**Supplied information:**
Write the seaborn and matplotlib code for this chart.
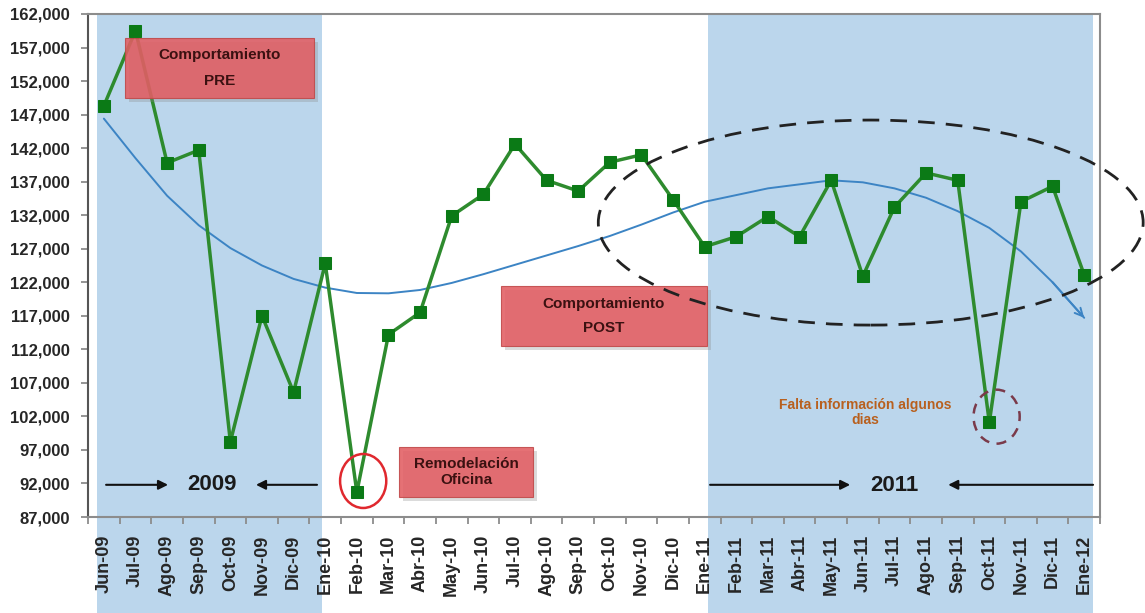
"""
Recreates the monthly behaviour chart (Jun-09 to Ene-12) with the
PRE / POST shaded periods, trend curve and annotations.
"""

import matplotlib
matplotlib.use("Agg")
import matplotlib.pyplot as plt
import matplotlib.transforms as mtransforms
import matplotlib.patheffects as pe
from matplotlib.patches import Rectangle, Ellipse
from matplotlib.ticker import FuncFormatter
import numpy as np
import pandas as pd
import seaborn as sns

MONTHS = ["Jun-09", "Jul-09", "Ago-09", "Sep-09", "Oct-09", "Nov-09", "Dic-09",
          "Ene-10", "Feb-10", "Mar-10", "Abr-10", "May-10", "Jun-10", "Jul-10",
          "Ago-10", "Sep-10", "Oct-10", "Nov-10", "Dic-10",
          "Ene-11", "Feb-11", "Mar-11", "Abr-11", "May-11", "Jun-11", "Jul-11",
          "Ago-11", "Sep-11", "Oct-11", "Nov-11", "Dic-11", "Ene-12"]
VALUES = [148300, 159500, 139800, 141700, 98200, 117000, 105600,
          124800, 90700, 114200, 117500, 131900, 135100, 142600,
          137200, 135600, 139900, 141000, 134300,
          127300, 128800, 131800, 128800, 137200, 122900, 133200,
          138300, 137200, 101100, 134000, 136300, 123100]
# polynomial trend curve at each month
TREND = [146400, 140500, 134900, 130500, 127100, 124500, 122500,
         121200, 120400, 120350, 120850, 121900, 123200, 124600,
         126000, 127400, 128900, 130600, 132400,
         134000, 135000, 136000, 136600, 137200, 136900, 136000,
         134600, 132600, 130100, 126600, 122000, 116700]
Y_TICKS = list(range(87000, 162001, 5000))

GREEN, DARK_GREEN = "#2E8B2E", "#0B7A16"
TREND_BLUE = "#3C84C4"
SHADE = "#BBD6EC"
BOX_RED = "#E25D62"
BOX_TEXT = "#3B1111"
GRAY = "#8C8C8C"

sns.set_style("white")
plt.rcParams["font.family"] = ["Liberation Sans", "DejaVu Sans"]

df = pd.DataFrame({"mes": MONTHS, "pos": np.arange(len(MONTHS)),
                   "valor": VALUES, "tendencia": TREND})

fig = plt.figure(figsize=(11.45, 6.13), dpi=100)
ax = fig.add_axes([0.0769, 0.1566, 0.8838, 0.8206])

# shaded periods (reach down over the tick labels)
shade_tf = mtransforms.blended_transform_factory(ax.transData, fig.transFigure)
for x0, x1 in [(-0.22, 6.9), (19.1, 31.28)]:
    ax.add_patch(Rectangle((x0, 0), x1 - x0, 0.9772, transform=shade_tf,
                           facecolor=SHADE, edgecolor="none", zorder=0,
                           clip_on=False))

sns.lineplot(data=df, x="pos", y="tendencia", color=TREND_BLUE, lw=1.4,
             ax=ax, zorder=3)
ax.annotate("", xy=(df["pos"].iloc[-1], TREND[-1]),
            xytext=(df["pos"].iloc[-2], TREND[-2]),
            arrowprops=dict(arrowstyle="->", color=TREND_BLUE, lw=1.4,
                            mutation_scale=14, shrinkA=0, shrinkB=0),
            zorder=3)

sns.lineplot(data=df, x="pos", y="valor", color=GREEN, lw=2.5, marker="s",
             markersize=8.5, markerfacecolor=DARK_GREEN,
             markeredgecolor=DARK_GREEN, ax=ax, zorder=4)

ax.set_xlim(-0.5, len(MONTHS) - 0.5)
ax.set_ylim(87000, 162000)
ax.set_xlabel("")
ax.set_ylabel("")

ax.set_xticks(df["pos"])
ax.set_xticklabels(MONTHS, rotation=90, fontsize=13, fontweight="bold")
ax.set_xticks(np.arange(-0.5, len(MONTHS), 1), minor=True)
ax.tick_params(axis="x", which="major", length=0, pad=13)
ax.tick_params(axis="x", which="minor", length=5, width=1.3, color=GRAY,
               direction="out", bottom=True)
ax.set_yticks(Y_TICKS)
ax.yaxis.set_major_formatter(FuncFormatter(lambda v, _: f"{int(v):,}"))
ax.tick_params(axis="y", length=5, width=1.3, color=GRAY, direction="out",
               left=True, pad=8, labelsize=12)
for lab in ax.get_yticklabels():
    lab.set_fontweight("bold")
for side, sp in ax.spines.items():
    sp.set_color(GRAY)
    sp.set_linewidth(1.5)
    sp.set_visible(True)
ax.spines["left"].set_color("#555555")

# annotation boxes
shadow = [pe.withSimplePatchShadow(offset=(3, -3), shadow_rgbFace="#888888",
                                   alpha=0.3)]
boxes = [
    ((0.67, 149480), 5.98, 8940, "Comportamiento\nPRE", 2.05),
    ((12.56, 112500), 6.51, 8945, "Comportamiento\nPOST", 1.95),
    ((9.33, 89980), 4.24, 7460, "Remodelación\nOficina", 1.1),
]
for (bx, by), bw, bh, label, spacing in boxes:
    rect = Rectangle((bx, by), bw, bh, facecolor=BOX_RED, edgecolor="#C04848",
                     lw=0.8, alpha=0.88, zorder=5)
    rect.set_path_effects(shadow)
    ax.add_patch(rect)
    ax.text(bx + bw / 2, by + bh / 2, label, ha="center", va="center",
            fontsize=11, fontweight="bold", color=BOX_TEXT,
            linespacing=spacing, zorder=6)

# highlight circles
ax.add_patch(Ellipse((8.2, 92370), 1.46, 8050, fill=False, edgecolor="#E0282E",
                     lw=1.8, zorder=6))
ax.add_patch(Ellipse((28.23, 101960), 1.46, 8050, fill=False,
                     edgecolor="#7A3A4A", lw=1.8, ls=(0, (4, 3)), zorder=6))
ax.add_patch(Ellipse((24.25, 130900), 17.23, 30570, fill=False,
                     edgecolor="#222222", lw=2, ls=(0, (6, 4)), zorder=6,
                     clip_on=False))

ax.text(24.07, 102580, "Falta información algunos\ndias", ha="center",
        va="center", fontsize=10, fontweight="bold", color="#B8601E",
        linespacing=1.1, zorder=6)

# year markers with arrows
arrow = dict(arrowstyle="-|>", color="#111111", lw=1.5, mutation_scale=14,
             shrinkA=0, shrinkB=0)
for x0, x1 in [(0.07, 2.03), (6.74, 4.81), (19.17, 23.6), (31.28, 26.7)]:
    ax.annotate("", xy=(x1, 91800), xytext=(x0, 91800), arrowprops=arrow,
                zorder=6)
ax.text(3.42, 91800, "2009", ha="center", va="center", fontsize=16,
        fontweight="bold", color="#1A1A1A", zorder=6)
ax.text(25.0, 91700, "2011", ha="center", va="center", fontsize=16,
        fontweight="bold", color="#1A1A1A", zorder=6)

fig.savefig("out.png", dpi=100)
plt.close(fig)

**Exercise task:** In the lines above, locate the string "seaborn". Copy every line where it occurs.

**The output:**
Write the seaborn and matplotlib code for this chart.
import seaborn as sns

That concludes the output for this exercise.